Critics have accused prosecutors in Boston of harrying Swartz and losing any sense of proportion as they pursued the case. Since the weekend, more than 1500 copyright-protected articles have been made accessible for free on the internet by authors and owners as a tribute to Swartz under the common name, #pdftribute.
"He was brilliant, and funny. A kid genius," Larry Lessig, director of the Edmond J. Safra Centre for Ethics at Harvard University, wrote in his blog. Swartz was a fellow at Harvard and attached to the Safra Centre when he allegedly hacked into JSTOR on the MIT campus. A petition signed by 12,000 people has been sent to the White House demanding the sacking of the prosecutor who was in charge of the Swartz case, US Attorney Carmen Ortiz.
"A soul, a conscience, the source of a question I have asked myself a million times: What would Aaron think?" Professor Lessig went on. "That person is gone today, driven to the edge by what a decent society would only call bullying. I get wrong. But I also get proportionality. And if you don't get both, you don't deserve to have the power of the United States government behind you."

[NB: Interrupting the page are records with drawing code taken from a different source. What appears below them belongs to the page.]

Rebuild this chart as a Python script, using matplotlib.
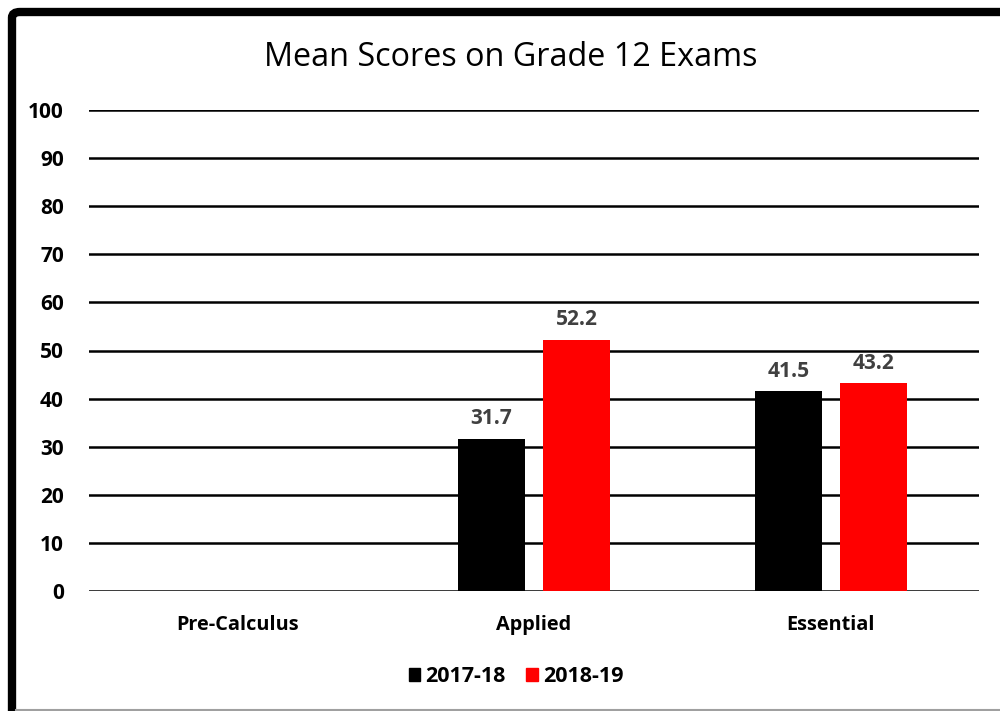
import matplotlib
matplotlib.use("Agg")
import matplotlib.pyplot as plt
from matplotlib.patches import FancyBboxPatch, Rectangle
from matplotlib.lines import Line2D
import numpy as np

categories = ["Pre-Calculus", "Applied", "Essential"]
series_names = ["2017-18", "2018-19"]
values_2017 = [np.nan, 31.7, 41.5]
values_2018 = [np.nan, 52.2, 43.2]
colors = ["#000000", "#FF0000"]
yticks = [0, 10, 20, 30, 40, 50, 60, 70, 80, 90, 100]

plt.rcParams['font.family'] = ['Open Sans', 'DejaVu Sans']

W, H = 1000, 711
fig = plt.figure(figsize=(W/100, H/100), dpi=100)

ax = fig.add_axes([89/W, 1-591/H, (979-89)/W, (591-110)/H])
x = np.arange(len(categories))
bw = 0.226
off = 0.143
for i, (vals, c, name) in enumerate(zip([values_2017, values_2018], colors, series_names)):
    pos = x + (-off if i == 0 else off)
    ax.bar(pos, vals, width=bw, color=c, zorder=3, label=name)
    for p, v in zip(pos, vals):
        if not np.isnan(v):
            ax.text(p, v + 2.0, f"{v:.1f}", ha='center', va='bottom',
                    fontsize=15, fontweight='bold', color='#404040')

ax.set_xlim(-0.5, 2.5)
ax.set_ylim(0, 100)
ax.set_yticks(yticks)
ax.set_yticklabels([str(t) for t in yticks], fontsize=15, fontweight='bold')
ax.set_xticks(x)
ax.set_xticklabels(categories, fontsize=14.3, fontweight='bold')
ax.tick_params(axis='both', length=0)
ax.tick_params(axis='y', pad=18)
ax.tick_params(axis='x', pad=17)
ax.grid(axis='y', color='black', linewidth=1.8, zorder=0)
ax.set_axisbelow(True)
for s in ax.spines.values():
    s.set_visible(False)

fig.text(511/W, 1-57/H, "Mean Scores on Grade 12 Exams", ha='center', va='center', fontsize=23.3)

handles = [Rectangle((0, 0), 1, 1, color=c) for c in colors]
fig.legend(handles, series_names, loc='center', bbox_to_anchor=(516/W, 1-677/H),
           ncol=2, frameon=False, prop={'size': 15.5, 'weight': 'bold'},
           handlelength=0.55, handleheight=0.55, handletextpad=0.23, columnspacing=0.95)

# outer frame
frame = FancyBboxPatch((12/W, -10/H), (W+20)/W, (H-12+10)/H,
                       boxstyle="round,pad=0,rounding_size=0.008",
                       transform=fig.transFigure, fill=False, edgecolor='black',
                       linewidth=6, zorder=10)
fig.patches.append(frame)
fig.lines.append(Line2D([16/W, 1], [1.5/H, 1.5/H], transform=fig.transFigure,
                        color='#A0A0A0', linewidth=1.5, zorder=11))

fig.savefig("out.png", dpi=100)
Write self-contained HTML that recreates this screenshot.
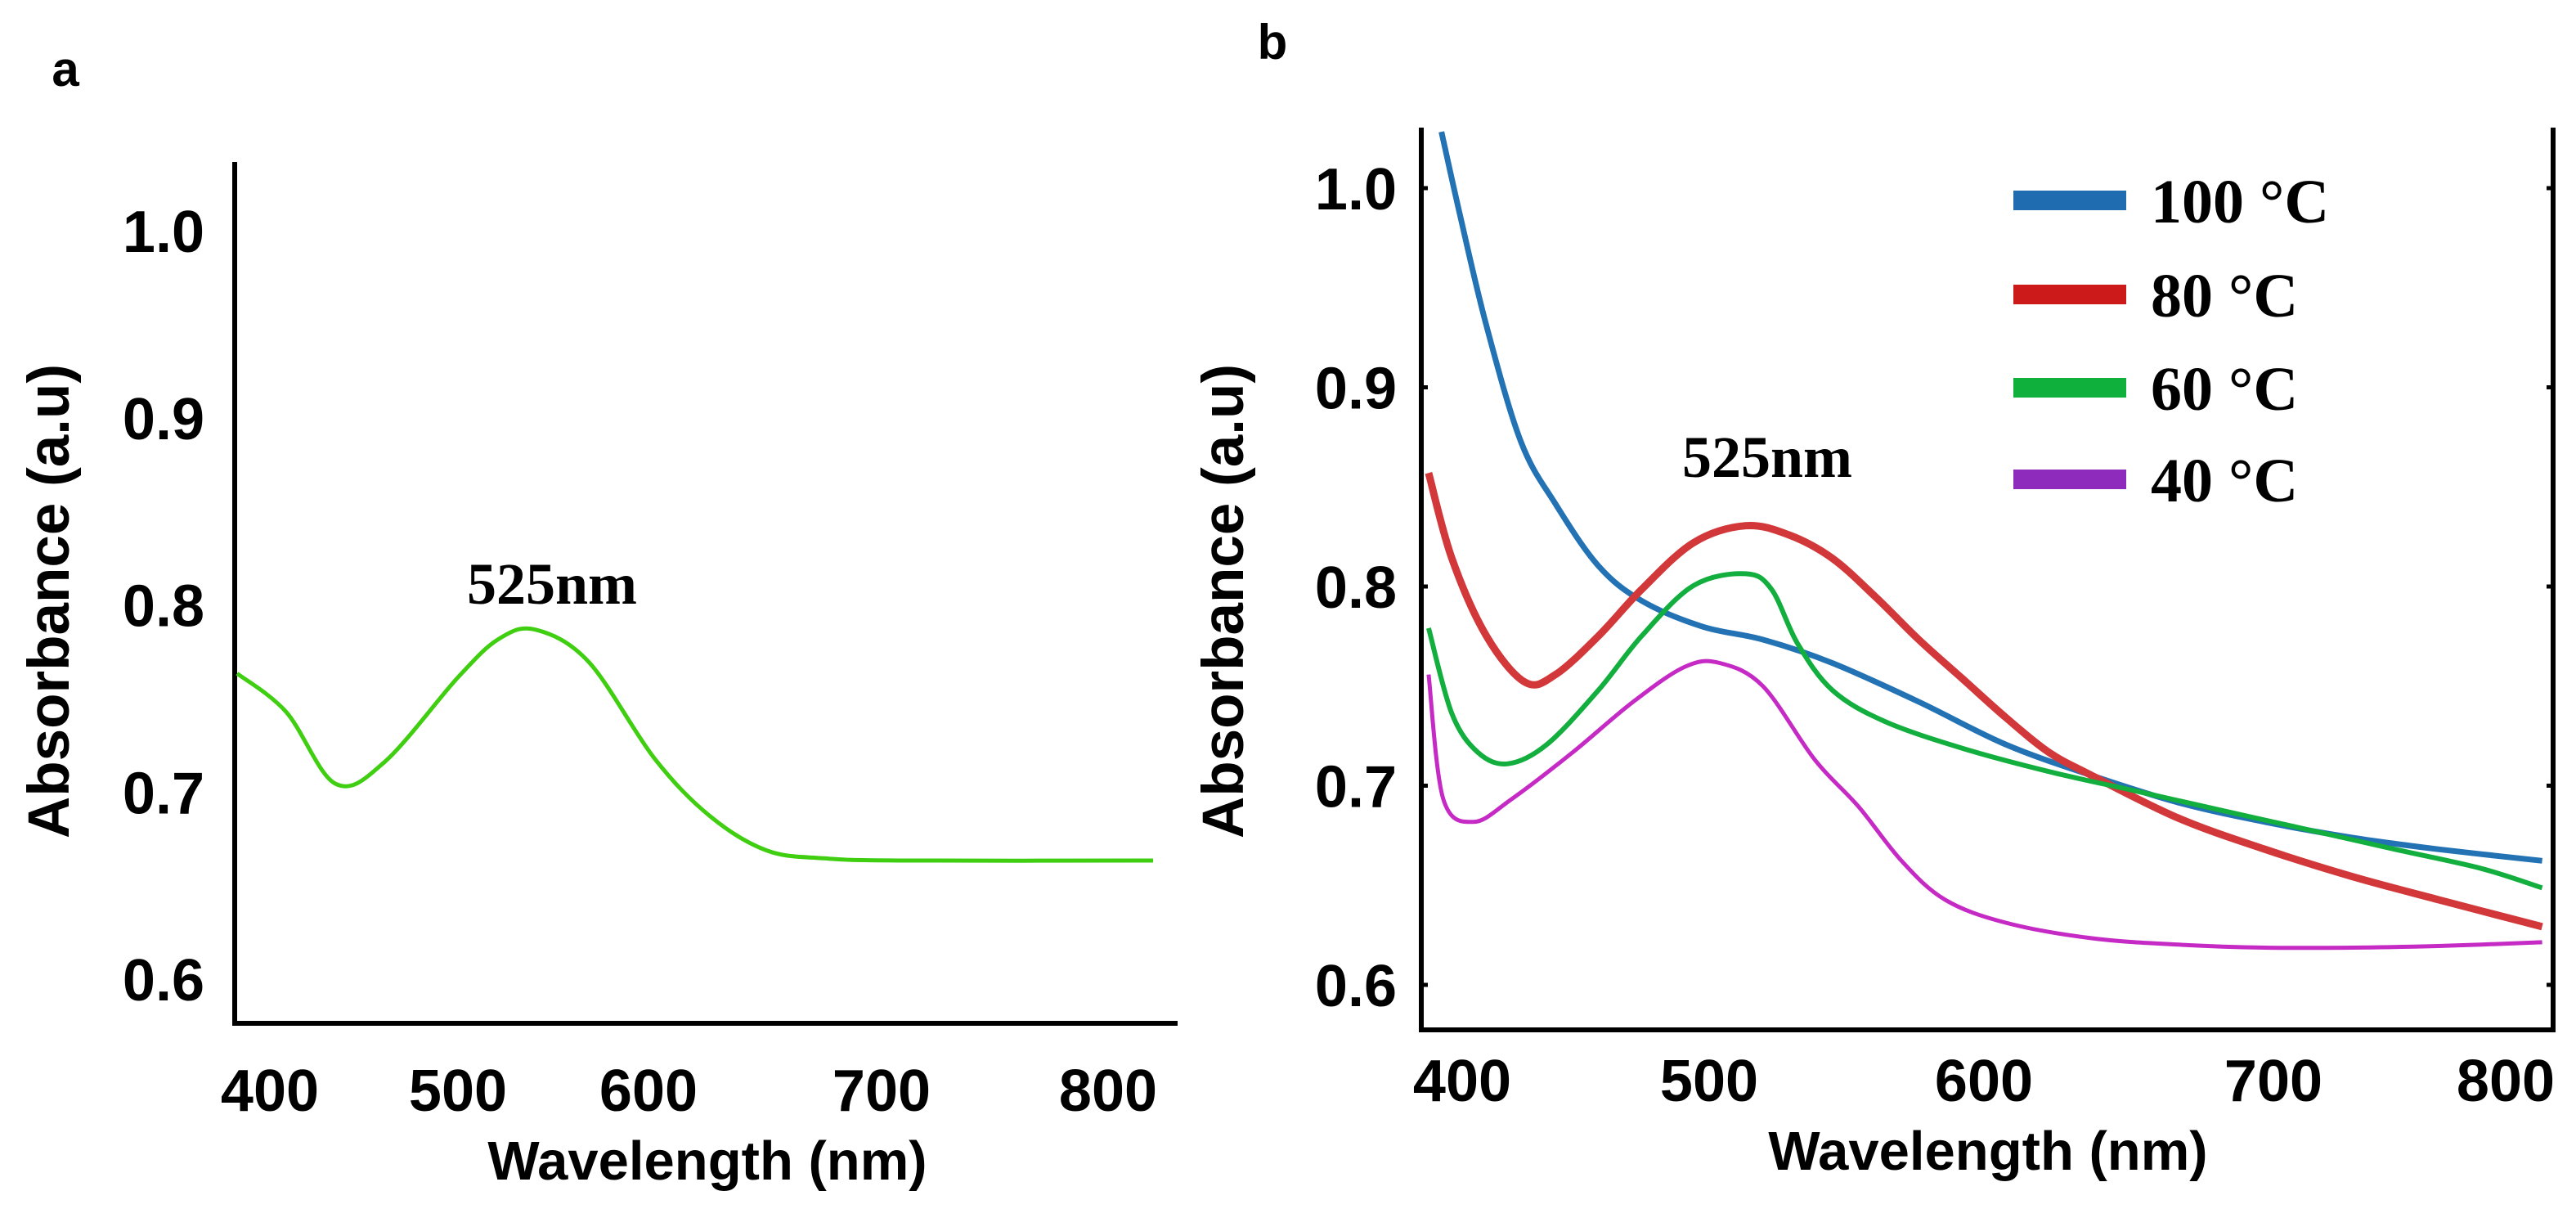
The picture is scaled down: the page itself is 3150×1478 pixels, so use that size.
<!DOCTYPE html>
<html><head><meta charset="utf-8"><style>
html,body{margin:0;padding:0;background:#fff}
svg{display:block}
.tk{font-family:"Liberation Sans",sans-serif;font-weight:bold;font-size:72px;fill:#000}
.ttl{font-family:"Liberation Sans",sans-serif;font-weight:bold;font-size:67px;fill:#000}
.ttly{font-family:"Liberation Sans",sans-serif;font-weight:bold;font-size:71px;fill:#000}
.lbl{font-family:"Liberation Sans",sans-serif;font-weight:bold;font-size:60px;fill:#000}
.tm{font-family:"Liberation Serif",serif;font-weight:bold;font-size:72px;fill:#000}
.lg{font-family:"Liberation Serif",serif;font-weight:bold;font-size:76px;fill:#000}
</style></head><body>
<svg id="fig" width="3150" height="1478" viewBox="0 0 3150 1478" xmlns="http://www.w3.org/2000/svg">
<text class="lbl" x="80" y="105" text-anchor="middle">a</text>
<text class="lbl" x="1556" y="72" text-anchor="middle">b</text>
<g id="pa"></g>
<g id="pb"></g>
</svg>
<script>
const xTicks=[400,500,600,700,800];
const yTicks=[0.6,0.7,0.8,0.9,1.0];
const yTickLabels=["0.6","0.7","0.8","0.9","1.0"];
const aWl=[382.6,408.7,434.8,460.9,500,521.5,540.8,568.7,602.5,626.3,650.9,675.4,707.9,819.9];
const aAbs=[0.7634,0.7428,0.7045,0.716,0.7613,0.7819,0.7868,0.7695,0.7181,0.6872,0.6687,0.6646,0.6634,0.6634];
const b100Wl=[391.6,399.3,409.8,423.8,437.8,455.2,472.7,497.2,519.6,544.8,576.3,607.5,637.3,667.2,697.0,733.6,770.9,815.7];
const b100Abs=[1.0283,0.9855,0.9310,0.8726,0.8414,0.8103,0.7928,0.7799,0.7733,0.7616,0.7421,0.7207,0.7051,0.6915,0.6818,0.6740,0.6681,0.6623];
const b80Wl=[386.4,395.8,409.8,425.5,437.8,455.2,472.7,493.7,513.2,529.0,544.8,560.6,576.3,592.1,607.5,622.4,637.3,667.2,697.0,733.6,770.9,815.7];
const b80Abs=[0.857,0.8142,0.7752,0.7519,0.7558,0.7752,0.7986,0.8220,0.8305,0.8259,0.8142,0.7947,0.7733,0.7538,0.7343,0.7168,0.7051,0.6837,0.6681,0.6545,0.6428,0.6292];
const b60Wl=[386.4,395.8,406.3,418.5,434.3,455.2,472.7,493.7,513.2,522.7,532.2,544.8,563.7,592.1,622.4,652.2,682.1,714.9,752.2,789.6,815.7];
const b60Abs=[0.7791,0.7363,0.7168,0.7110,0.7207,0.7480,0.7752,0.8005,0.8064,0.7986,0.7713,0.7480,0.7324,0.7188,0.7071,0.6974,0.6876,0.6779,0.6681,0.6584,0.6487];
const b40Wl=[386.4,392.3,404.5,420.3,444.8,469.2,490.2,503.8,519.6,538.5,554.3,570.0,585.8,607.5,637.3,667.2,697.0,733.6,770.9,815.7];
const b40Abs=[0.7558,0.6935,0.6818,0.6935,0.7168,0.7421,0.7597,0.7616,0.7499,0.7129,0.6896,0.6623,0.6428,0.6312,0.6234,0.6202,0.6187,0.6187,0.6195,0.6214];
const legendLabels=["100 °C","80 °C","60 °C","40 °C"];
const NS="http://www.w3.org/2000/svg";
function mk(parent,tag,attrs){const e=document.createElementNS(NS,tag);for(const k in attrs)e.setAttribute(k,attrs[k]);parent.appendChild(e);return e;}
function pw(px){return function(w){let i=0;while(i<xTicks.length-2&&w>xTicks[i+1])i++;return px[i]+(w-xTicks[i])*(px[i+1]-px[i])/(xTicks[i+1]-xTicks[i]);};}
function smooth(pts){let d="M"+pts[0][0]+","+pts[0][1];for(let i=0;i<pts.length-1;i++){const p0=pts[Math.max(0,i-1)],p1=pts[i],p2=pts[i+1],p3=pts[Math.min(pts.length-1,i+2)];const c1=[p1[0]+(p2[0]-p0[0])/6,p1[1]+(p2[1]-p0[1])/6],c2=[p2[0]-(p3[0]-p1[0])/6,p2[1]-(p3[1]-p1[1])/6];d+="C"+c1[0].toFixed(1)+","+c1[1].toFixed(1)+" "+c2[0].toFixed(1)+","+c2[1].toFixed(1)+" "+p2[0].toFixed(1)+","+p2[1].toFixed(1);}return d;}
function panel(g,o){
  const xs=pw(o.xpx), ys=v=>o.y06-(v-0.6)*o.yk;
  const cp=mk(g,"clipPath",{id:o.id+"clip"});mk(cp,"rect",{x:o.left,y:o.top,width:o.right-o.left,height:o.bottom-o.top});
  const ax=mk(g,"path",{d:"M"+o.left+","+o.top+"V"+o.bottom+"H"+o.right+(o.box?"V"+o.top:""),fill:"none",stroke:"#000","stroke-width":6});
  
  
  yTicks.forEach((v,i)=>{const t=mk(g,"text",{class:"tk",x:o.ylabX,y:ys(v)+26,"text-anchor":"end"});t.textContent=yTickLabels[i];
    
    
    if(o.box){const m=mk(g,"path",{d:"M"+o.left+","+ys(v)+"h8M"+o.right+","+ys(v)+"h-8",stroke:"#000","stroke-width":5});
      
      }});
  xTicks.forEach(w=>{const t=mk(g,"text",{class:"tk",x:xs(w),y:o.xlabY,"text-anchor":"middle"});t.textContent=String(w);
    
    });
  const xt=mk(g,"text",{class:"ttl",x:o.xtX,y:o.xtY,"text-anchor":"middle"});xt.textContent="Wavelength (nm)";
  
  
  const yt=mk(g,"text",{class:"ttly",x:0,y:0,"text-anchor":"middle",transform:"translate("+o.ytX+",735) rotate(-90)"});yt.textContent="Absorbance (a.u)";
  
  
  o.series.forEach(s=>{const pts=s.wl.map((w,i)=>[xs(w),ys(s.v[i])]);
    const p=mk(g,"path",{d:smooth(pts),fill:"none",stroke:s.c,"stroke-width":s.w,"stroke-linejoin":"round","clip-path":"url(#"+o.id+"clip)"});
    
    });
  const an=mk(g,"text",{class:"tm",x:o.annX,y:o.annY,"text-anchor":"middle"});an.textContent="525nm";
  
  
}
panel(document.getElementById("pa"),{id:"a",left:287,right:1440,top:198,bottom:1251,box:false,xpx:[330,560,793,1078,1355],y06:1197,yk:2287,ylabX:250,xlabY:1358,xtX:865,xtY:1442,ytX:84,annX:675,annY:738,
  series:[{wl:aWl,v:aAbs,c:"#3fcf10",w:5,name:"absorbance-line"}]});
panel(document.getElementById("pb"),{id:"b",left:1738,right:3122,top:156,bottom:1259,box:true,xpx:[1788,2090,2426,2780,3064],y06:1204,yk:2435,ylabX:1708,xlabY:1346,xtX:2431,xtY:1430,ytX:1520,annX:2161,annY:583,
  series:[{wl:b100Wl,v:b100Abs,c:"#2272b4",w:7,name:"line-100c"},{wl:b80Wl,v:b80Abs,c:"#d2383a",w:9,name:"line-80c"},{wl:b60Wl,v:b60Abs,c:"#12ae3e",w:6,name:"line-60c"},{wl:b40Wl,v:b40Abs,c:"#c52ac5",w:5,name:"line-40c"}]});
const legColors=["#1f6db0","#cc1a1a","#10b03c","#8e2bbd"];
const legY=[245,360,474,586];
const svg=document.getElementById("fig");
legendLabels.forEach((l,i)=>{
  const r=mk(svg,"rect",{x:2462,y:legY[i]-12,width:138,height:24,fill:legColors[i]});
  
  
  const t=mk(svg,"text",{class:"lg",x:2630,y:legY[i]+27});t.textContent=l;
  
  
});
</script>
</body></html>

MIT has also begun some soul-searching amid suggestions that while JSTOR sought to play down the seriousness of Swartz's intrusion into their system - he is accused of breaking into a computer cupboard at MIT and wiring up his laptop to purloin the JSTOR files - and asked prosecutors to drop the case, the authorities at MIT sided with prosecutors. Those who run JSTOR "declined to pursue their own action against Aaron, and they asked the government to drop it," Lessig wrote. "MIT, to its great shame, was not as clear, and so the prosecutor had the excuse he needed to continue his war against the 'criminal' who we loved and knew as Aaron."
The MIT investigation into these and other claims has been ordered by the university's president, Rafael Reif. He appointed Hal Abelson, a professor of electrical engineering and computer science at MIT, and a founding director of Creative Commons and the Free Software Foundation, to lead the probe.
"I want to express very clearly that I and all of us at MIT are extremely saddened by the death of this promising young man who touched the lives of so many," Reif said. "It pains me to think that MIT played any role in a series of events that have ended in tragedy."
A funeral for Swartz is set for tomorrow in a synagogue in Highland Park, north of Chicago.
Among those offering tributes to him is Tim Berners-Lee, creator of the world wide web.
"Aaron dead. World wanderers, we have lost a wise elder. Hackers for right, we are one down. Parents all, we have lost a child. Let us weep," he said via a post on Twitter.
In a statement the family of Swartz and his girlfriend said his death was a "the product of a criminal justice system rife with intimidation and prosecutorial overreach". The statement specifically blamed decisions by the Massachusetts prosecutors' office and MIT.
Activists who considered Swartz their pied piper took early revenge on MIT by hacking into the university's website and crashing it for periods over the weekend.